Cantlay has finished in the top three twice so far this season, and arrived early to play a couple of practice rounds at Augusta National last week with friends.
“The more I play this place, the more I get comfortable with the shots,” Cantlay said. “I think confidence builds on itself around here. You hit those shots really well a few times in pressure situations, and that builds that picture and reinforces it even better, and you just take that every year going forward.”
Cantlay, 29, sounded like a wily veteran despite having only in four starts at a course he described as “a series of red, yellow and green lights.”
“Not as many yellows as red or greens, but when you do get on a red hole location, which would be like a back left hole location on the sixth hole, guys just aren’t making birdie to the back left hole location on the sixth hole, especially if it’s firm,” he explained.

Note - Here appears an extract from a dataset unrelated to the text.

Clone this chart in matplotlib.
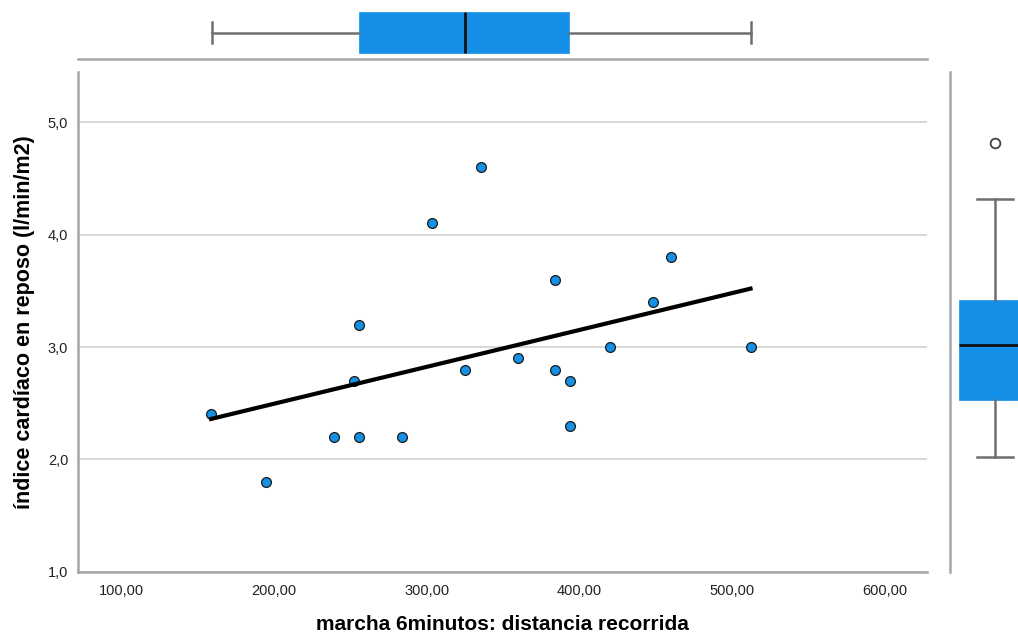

Count Cantlay among the players who are encouraged that the course is playing fast and firm this year, rather than the softer conditions that prevailed in November when Johnson shot a tournament record 20-under 268.
“I expect it to get really firm and fast, and I think that’s when this golf course shines,” said Cantlay. “And then I love fast, old-school putting greens. And so this is the, you know, apex of that. It’s the most undulated, in general, fastest greens we play all year. It feels easier for me to make putts when it’s like that, and I look forward to that every time I come here.”